Common Corporate Documents and Features
- Articles of Organization – To establish a corporation, there must generally be articles of organization that are filed with the state by an incorporator, and contain at least minimum legal provisions.
- Bylaws – Corporate activity is conducted pursuant to corporate bylaws, that establish such things as rules for voting by shareholders and directors, appointment and length of term for officers, and the manner in which decisions are made.
- Consents, Resolutions and Minutes – Typically corporations conduct business at meetings, and formal minutes are recorded by the corporate secretary. Modern business codes permit the drafting and execution of written consents or resolutions in place of formal in person meetings. However, such documents must meet statutory requirements to be effective.
- Annual meetings – Corporations must conduct an annual shareholder’s meeting at which they may vote for the appointment of officers, ratify executive compensation, and take other appropriate actions reserved to the shareholders. Shareholders may present matters for action. Minutes of annual meetings are recorded in the corporate record books.
- Special meetings – Corporations may hold special meetings of directors or shareholders during the year. Matters for special meetings may include voting on sale of corporate assets, selection of corporate agents, mergers and acquisitions, and other matters.

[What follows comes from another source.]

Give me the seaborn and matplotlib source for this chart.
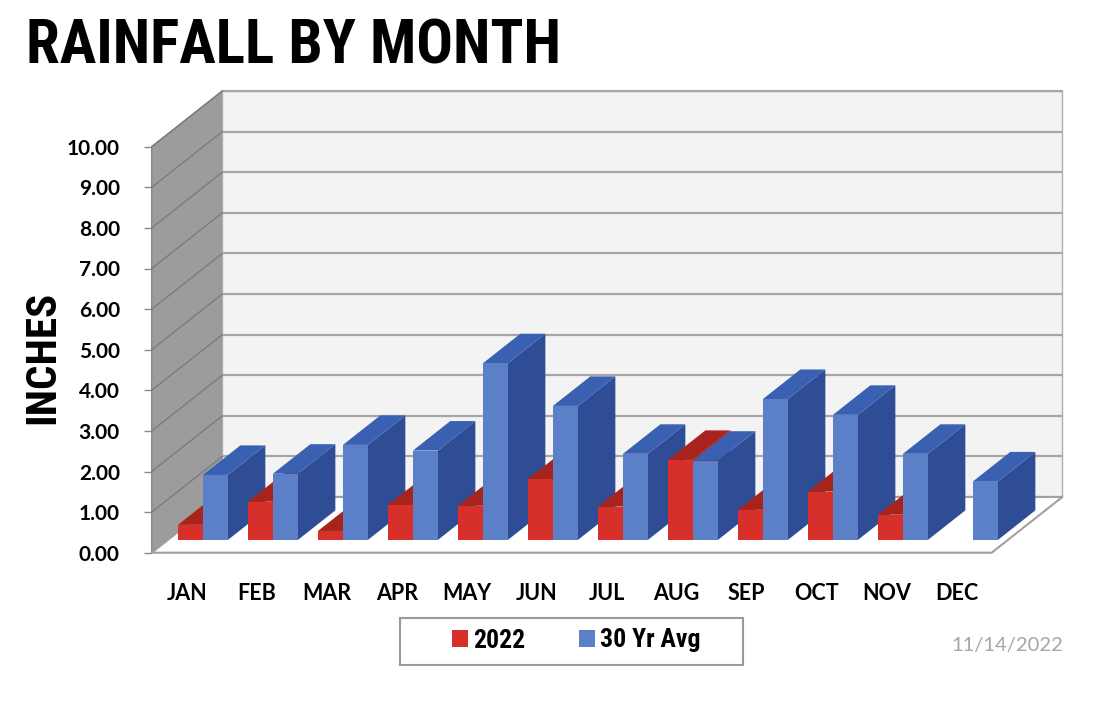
import matplotlib
matplotlib.use("Agg")
import matplotlib.pyplot as plt
from matplotlib.patches import Polygon, Rectangle
from matplotlib.transforms import Affine2D
import numpy as np
import pandas as pd
import seaborn as sns

# values (inches)
months = ["JAN", "FEB", "MAR", "APR", "MAY", "JUN", "JUL", "AUG", "SEP", "OCT", "NOV", "DEC"]
rain_2022 = [0.37, 0.94, 0.22, 0.86, 0.84, 1.50, 0.82, 1.97, 0.74, 1.19, 0.62, 0.0]
avg_30yr = [1.60, 1.63, 2.34, 2.20, 4.35, 3.30, 2.12, 1.95, 3.47, 3.08, 2.12, 1.44]
series = ["2022", "30 Yr Avg"]
y_ticks = np.arange(0, 11)

df = pd.DataFrame({
    "month": months * 2,
    "inches": rain_2022 + avg_30yr,
    "series": [series[0]] * len(months) + [series[1]] * len(months),
})

front_colors = ["#d7302a", "#5b80c8"]
top_colors = ["#a8231c", "#3a60b2"]
side_colors = ["#8e1c16", "#2f4d94"]

sns.set_style("white")
plt.rcParams["font.family"] = ["Lato", "DejaVu Sans"]
plt.rcParams["text.color"] = "black"
plt.rcParams["xtick.color"] = "black"
plt.rcParams["ytick.color"] = "black"
narrow = ["Roboto Condensed", "DejaVu Sans"]

W, H = 1106, 702
fig = plt.figure(figsize=(W / 100, H / 100), dpi=100)
ax = fig.add_axes([151.7 / W, 1 - 552.7 / H, 840 / W, 406 / H])

sns.barplot(data=df, x="month", y="inches", hue="series", palette=front_colors,
            width=0.714, saturation=1, linewidth=0, ax=ax)
ax.set_xlim(-0.5, len(months) - 0.5)
ax.set_ylim(0, 10)

# 3D look: full depth of the box and where the bars sit inside it
DX, DY = 70.6 / 70, 55.7 / 40.6
f0, bd = 0.23, 0.53
sx, sy = f0 * DX, f0 * DY
dx, dy = bd * DX, bd * DY
x_lo, x_hi = -0.5, len(months) - 0.5

# side wall, back wall, floor
ax.add_patch(Polygon([(x_lo, 0), (x_lo + DX, DY), (x_lo + DX, 10 + DY), (x_lo, 10)],
                     facecolor="#9c9c9c", edgecolor="#8a8a8a", lw=1, zorder=1, clip_on=False))
ax.add_patch(Polygon([(x_lo + DX, DY), (x_hi + DX, DY), (x_hi + DX, 10 + DY), (x_lo + DX, 10 + DY)],
                     facecolor="#f3f3f3", edgecolor="#b0b0b0", lw=1, zorder=1, clip_on=False))
for v in y_ticks:
    ax.plot([x_lo + DX, x_hi + DX], [v + DY, v + DY], color="#a6a6a6", lw=1.6,
            zorder=1.2, clip_on=False)
    ax.plot([x_lo, x_lo + DX], [v, v + DY], color="#7c7c7c", lw=1, zorder=1.2, clip_on=False)
ax.add_patch(Polygon([(x_lo, 0), (x_hi, 0), (x_hi + DX, DY), (x_lo + DX, DY)],
                     facecolor="white", edgecolor="#a0a0a0", lw=1.5, zorder=1.5, clip_on=False))

shift = Affine2D().translate(sx, sy) + ax.transData
for h, cont in enumerate(ax.containers[:2]):
    for i, p in enumerate(cont.patches):
        z = 3 + i * 0.1 + h * 0.05
        p.set_transform(shift)
        p.set_zorder(z)
        p.set_clip_on(False)
        hgt = p.get_height()
        if hgt <= 0:
            p.set_visible(False)
            continue
        x0, w = p.get_x() + sx, p.get_width()
        ax.add_patch(Polygon([(x0 + w, sy), (x0 + w + dx, sy + dy), (x0 + w + dx, sy + hgt + dy),
                              (x0 + w, sy + hgt)], facecolor=side_colors[h], lw=0,
                             zorder=z - 0.02, clip_on=False))
        ax.add_patch(Polygon([(x0, sy + hgt), (x0 + w, sy + hgt), (x0 + w + dx, sy + hgt + dy),
                              (x0 + dx, sy + hgt + dy)], facecolor=top_colors[h], lw=0,
                             zorder=z - 0.01, clip_on=False))

for s in ax.spines.values():
    s.set_visible(False)
ax.set_yticks(y_ticks)
ax.set_yticklabels([f"{v:.2f}" for v in y_ticks], fontsize=15, fontweight="bold")
ax.set_xticks(range(len(months)))
ax.set_xticklabels(months, fontsize=15.5, fontweight="bold")
ax.tick_params(axis="y", length=6, width=1, color="#8a8a8a", pad=17, left=True)
ax.tick_params(axis="x", length=0, pad=22)
ax.set_xlabel("")
ax.set_ylabel("")

handles, labels = ax.get_legend_handles_labels()
ax.get_legend().remove()
fig.legend(handles, labels, loc="center", bbox_to_anchor=(576.5 / W, 1 - 640.5 / H), ncol=2,
           frameon=False, handlelength=0.62, handleheight=0.62, handletextpad=0.2,
           columnspacing=2.1, prop={"family": narrow, "weight": "bold", "size": 18.5})
fig.patches.append(Rectangle((400 / W, 1 - 665 / H), 343 / W, 47 / H, transform=fig.transFigure,
                             facecolor="white", edgecolor="#9a9a9a", lw=1.5, zorder=0))

fig.text(26 / W, 1 - 64 / H, "RAINFALL BY MONTH", ha="left", va="baseline", fontsize=44,
         fontweight="bold", family=narrow)
fig.text(43 / W, 1 - 357 / H, "INCHES", ha="center", va="center", rotation=90, fontsize=31,
         fontweight="bold", family=narrow)
fig.text(1063 / W, 1 - 645.5 / H, "11/14/2022", ha="right", va="center", fontsize=14.5,
         color="#a6a6a6")

fig.savefig("out.png", dpi=100)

Minutes of special meetings must be recorded.
- Corporate Secretary – The corporate secretary typically has responsible for maintaining corporate ownership records, keeping minutes of corporate actions, sending out notices and conducting annual and special meeting.
- Shareholder Agreements - Close corporations must establish the relationship between their shareholders, including decision making, voting, ownership percentages, the terms of adding and losing shareholders, and the appointment of officers. Typically the agreement will contain provision to deal with “deadlock” when shareholders cannot agree and the company becomes paralyzed.